Task directions -
Tally the lines of the data that include the word "React" and state the total, nothing else.

━━━━━━━━━━━━━━━━━━━━

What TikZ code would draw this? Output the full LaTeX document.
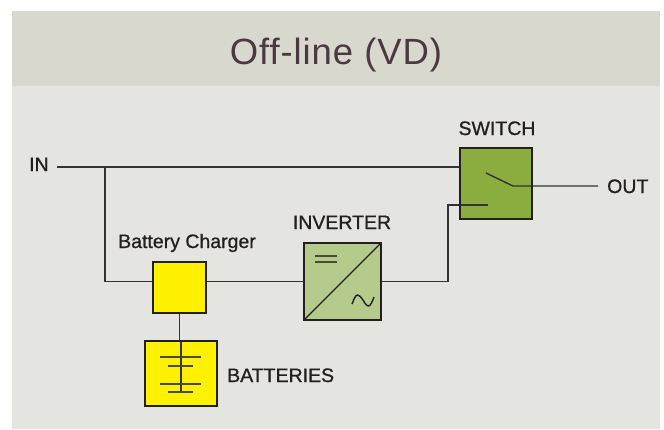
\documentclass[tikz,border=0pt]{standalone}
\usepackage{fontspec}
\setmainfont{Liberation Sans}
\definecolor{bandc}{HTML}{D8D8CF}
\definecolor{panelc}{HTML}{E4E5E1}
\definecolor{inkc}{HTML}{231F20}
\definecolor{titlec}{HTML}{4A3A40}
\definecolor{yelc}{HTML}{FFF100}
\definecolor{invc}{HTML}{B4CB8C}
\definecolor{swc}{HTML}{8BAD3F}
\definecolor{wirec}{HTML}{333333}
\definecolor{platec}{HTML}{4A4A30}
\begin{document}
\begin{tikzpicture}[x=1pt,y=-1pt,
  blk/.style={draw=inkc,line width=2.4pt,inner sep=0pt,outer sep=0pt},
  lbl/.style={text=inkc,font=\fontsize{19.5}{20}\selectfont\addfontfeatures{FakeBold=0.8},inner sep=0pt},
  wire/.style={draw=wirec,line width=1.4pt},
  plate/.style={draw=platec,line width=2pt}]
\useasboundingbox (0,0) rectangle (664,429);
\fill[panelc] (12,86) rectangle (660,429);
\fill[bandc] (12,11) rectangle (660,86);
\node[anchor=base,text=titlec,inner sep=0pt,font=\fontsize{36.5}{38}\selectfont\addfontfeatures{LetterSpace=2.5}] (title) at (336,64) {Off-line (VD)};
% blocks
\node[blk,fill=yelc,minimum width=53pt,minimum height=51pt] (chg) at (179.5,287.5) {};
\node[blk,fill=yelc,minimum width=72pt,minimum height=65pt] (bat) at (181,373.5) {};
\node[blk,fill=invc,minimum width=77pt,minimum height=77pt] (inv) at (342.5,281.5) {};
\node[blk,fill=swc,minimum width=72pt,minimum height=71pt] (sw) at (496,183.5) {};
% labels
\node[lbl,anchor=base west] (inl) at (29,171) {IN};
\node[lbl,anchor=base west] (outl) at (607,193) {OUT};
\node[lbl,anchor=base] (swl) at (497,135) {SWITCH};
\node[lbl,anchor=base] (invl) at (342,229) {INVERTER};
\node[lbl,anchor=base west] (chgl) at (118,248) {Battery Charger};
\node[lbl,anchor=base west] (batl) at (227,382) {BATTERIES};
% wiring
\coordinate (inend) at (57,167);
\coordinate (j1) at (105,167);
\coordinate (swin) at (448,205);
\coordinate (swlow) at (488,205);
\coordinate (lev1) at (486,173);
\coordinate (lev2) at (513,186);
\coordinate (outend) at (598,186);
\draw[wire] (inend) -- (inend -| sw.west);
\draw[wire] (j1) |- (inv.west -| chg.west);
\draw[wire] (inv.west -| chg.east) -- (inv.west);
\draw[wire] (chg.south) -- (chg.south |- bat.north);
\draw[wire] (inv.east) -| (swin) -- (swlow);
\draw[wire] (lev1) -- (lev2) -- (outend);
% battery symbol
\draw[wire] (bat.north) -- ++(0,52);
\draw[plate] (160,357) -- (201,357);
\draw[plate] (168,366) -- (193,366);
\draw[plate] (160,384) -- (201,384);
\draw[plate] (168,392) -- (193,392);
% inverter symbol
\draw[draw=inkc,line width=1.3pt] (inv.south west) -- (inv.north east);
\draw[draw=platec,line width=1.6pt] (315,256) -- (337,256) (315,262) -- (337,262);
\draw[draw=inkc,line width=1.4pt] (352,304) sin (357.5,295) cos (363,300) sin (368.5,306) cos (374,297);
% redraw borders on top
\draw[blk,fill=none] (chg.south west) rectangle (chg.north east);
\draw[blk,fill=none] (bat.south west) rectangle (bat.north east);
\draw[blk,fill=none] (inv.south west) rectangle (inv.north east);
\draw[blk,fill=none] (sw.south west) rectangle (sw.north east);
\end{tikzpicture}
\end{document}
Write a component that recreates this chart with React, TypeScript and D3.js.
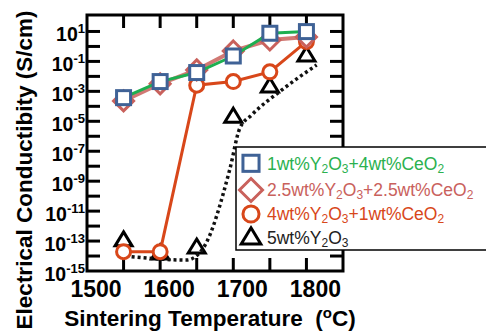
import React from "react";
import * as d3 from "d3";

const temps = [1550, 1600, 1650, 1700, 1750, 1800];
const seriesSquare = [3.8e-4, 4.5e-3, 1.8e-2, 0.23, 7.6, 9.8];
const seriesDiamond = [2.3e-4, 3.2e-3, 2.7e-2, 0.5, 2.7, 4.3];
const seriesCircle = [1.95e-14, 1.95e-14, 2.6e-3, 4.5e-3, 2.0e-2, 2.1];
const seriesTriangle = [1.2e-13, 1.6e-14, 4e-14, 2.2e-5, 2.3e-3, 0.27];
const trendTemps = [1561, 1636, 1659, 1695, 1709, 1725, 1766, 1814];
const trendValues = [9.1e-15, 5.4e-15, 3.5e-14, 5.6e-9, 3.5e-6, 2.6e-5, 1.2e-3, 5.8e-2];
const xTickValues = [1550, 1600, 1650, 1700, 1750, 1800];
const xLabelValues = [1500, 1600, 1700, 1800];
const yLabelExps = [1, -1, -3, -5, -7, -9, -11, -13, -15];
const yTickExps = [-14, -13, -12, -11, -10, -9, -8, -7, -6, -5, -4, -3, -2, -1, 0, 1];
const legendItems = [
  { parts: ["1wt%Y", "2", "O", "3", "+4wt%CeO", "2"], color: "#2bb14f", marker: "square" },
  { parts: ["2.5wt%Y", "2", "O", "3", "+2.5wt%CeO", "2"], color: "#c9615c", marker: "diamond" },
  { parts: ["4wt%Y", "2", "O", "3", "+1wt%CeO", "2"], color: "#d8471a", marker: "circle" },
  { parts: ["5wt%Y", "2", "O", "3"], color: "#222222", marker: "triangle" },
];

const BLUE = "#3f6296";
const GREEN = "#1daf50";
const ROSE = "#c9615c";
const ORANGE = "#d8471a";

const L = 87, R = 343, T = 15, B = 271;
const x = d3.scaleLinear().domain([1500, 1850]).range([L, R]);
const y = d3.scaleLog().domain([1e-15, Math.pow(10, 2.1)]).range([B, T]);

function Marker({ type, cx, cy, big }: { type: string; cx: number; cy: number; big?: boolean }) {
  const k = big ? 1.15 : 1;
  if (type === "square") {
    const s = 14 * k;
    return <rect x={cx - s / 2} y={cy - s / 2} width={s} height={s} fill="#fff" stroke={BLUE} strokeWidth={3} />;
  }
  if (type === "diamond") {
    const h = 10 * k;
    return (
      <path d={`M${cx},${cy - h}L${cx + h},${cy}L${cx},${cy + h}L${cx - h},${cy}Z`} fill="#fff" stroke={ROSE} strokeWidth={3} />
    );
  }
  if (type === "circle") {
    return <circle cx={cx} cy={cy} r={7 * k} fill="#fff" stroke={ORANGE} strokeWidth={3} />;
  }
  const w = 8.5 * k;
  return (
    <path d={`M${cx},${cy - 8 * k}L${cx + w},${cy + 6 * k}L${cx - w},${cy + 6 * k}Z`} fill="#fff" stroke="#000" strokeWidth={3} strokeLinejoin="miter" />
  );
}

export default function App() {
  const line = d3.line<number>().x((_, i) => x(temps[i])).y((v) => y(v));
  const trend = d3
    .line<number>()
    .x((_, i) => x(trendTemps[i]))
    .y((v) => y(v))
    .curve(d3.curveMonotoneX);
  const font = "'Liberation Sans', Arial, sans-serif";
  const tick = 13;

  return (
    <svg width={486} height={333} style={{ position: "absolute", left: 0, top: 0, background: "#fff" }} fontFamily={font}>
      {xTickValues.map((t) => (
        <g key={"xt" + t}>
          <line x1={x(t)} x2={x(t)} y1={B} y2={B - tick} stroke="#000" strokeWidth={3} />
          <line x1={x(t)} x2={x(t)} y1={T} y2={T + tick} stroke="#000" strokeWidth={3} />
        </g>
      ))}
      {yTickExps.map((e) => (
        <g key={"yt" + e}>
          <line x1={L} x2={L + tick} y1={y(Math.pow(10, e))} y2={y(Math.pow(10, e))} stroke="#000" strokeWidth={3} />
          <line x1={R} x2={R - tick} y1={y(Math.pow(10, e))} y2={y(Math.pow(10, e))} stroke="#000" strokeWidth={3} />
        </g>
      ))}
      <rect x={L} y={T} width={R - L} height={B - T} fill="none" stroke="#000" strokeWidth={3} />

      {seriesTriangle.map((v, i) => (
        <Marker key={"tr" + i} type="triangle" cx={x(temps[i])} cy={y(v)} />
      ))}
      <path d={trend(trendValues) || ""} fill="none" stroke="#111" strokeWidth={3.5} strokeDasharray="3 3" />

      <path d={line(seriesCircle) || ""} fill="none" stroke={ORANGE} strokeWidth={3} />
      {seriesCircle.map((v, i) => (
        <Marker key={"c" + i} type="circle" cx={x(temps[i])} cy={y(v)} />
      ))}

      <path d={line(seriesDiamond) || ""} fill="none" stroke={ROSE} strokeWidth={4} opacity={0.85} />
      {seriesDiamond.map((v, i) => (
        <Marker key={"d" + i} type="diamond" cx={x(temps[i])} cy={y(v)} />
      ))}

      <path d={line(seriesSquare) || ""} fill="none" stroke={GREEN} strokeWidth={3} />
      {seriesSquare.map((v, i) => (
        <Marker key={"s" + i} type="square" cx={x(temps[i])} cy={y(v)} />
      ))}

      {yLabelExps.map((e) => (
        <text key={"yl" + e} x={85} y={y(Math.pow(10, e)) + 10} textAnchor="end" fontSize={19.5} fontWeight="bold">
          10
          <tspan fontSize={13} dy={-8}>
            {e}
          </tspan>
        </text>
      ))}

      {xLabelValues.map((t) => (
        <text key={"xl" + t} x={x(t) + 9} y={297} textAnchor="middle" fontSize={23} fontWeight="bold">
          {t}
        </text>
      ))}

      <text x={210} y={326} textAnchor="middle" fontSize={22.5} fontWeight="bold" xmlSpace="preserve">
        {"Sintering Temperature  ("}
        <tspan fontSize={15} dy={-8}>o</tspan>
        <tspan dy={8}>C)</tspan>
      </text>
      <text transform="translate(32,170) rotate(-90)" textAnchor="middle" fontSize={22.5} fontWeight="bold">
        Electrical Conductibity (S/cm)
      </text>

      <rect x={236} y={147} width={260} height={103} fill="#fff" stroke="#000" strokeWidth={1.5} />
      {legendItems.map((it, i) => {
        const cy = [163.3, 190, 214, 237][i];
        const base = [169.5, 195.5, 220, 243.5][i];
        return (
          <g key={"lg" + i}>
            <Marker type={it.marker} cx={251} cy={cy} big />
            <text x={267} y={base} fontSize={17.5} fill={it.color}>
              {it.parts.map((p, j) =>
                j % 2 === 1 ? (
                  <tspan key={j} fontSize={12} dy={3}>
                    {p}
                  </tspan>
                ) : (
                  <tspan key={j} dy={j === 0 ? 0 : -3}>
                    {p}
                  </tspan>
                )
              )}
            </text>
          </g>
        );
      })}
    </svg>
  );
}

━━━━━━━━━━━━━━━━━━━━

Expected output -
2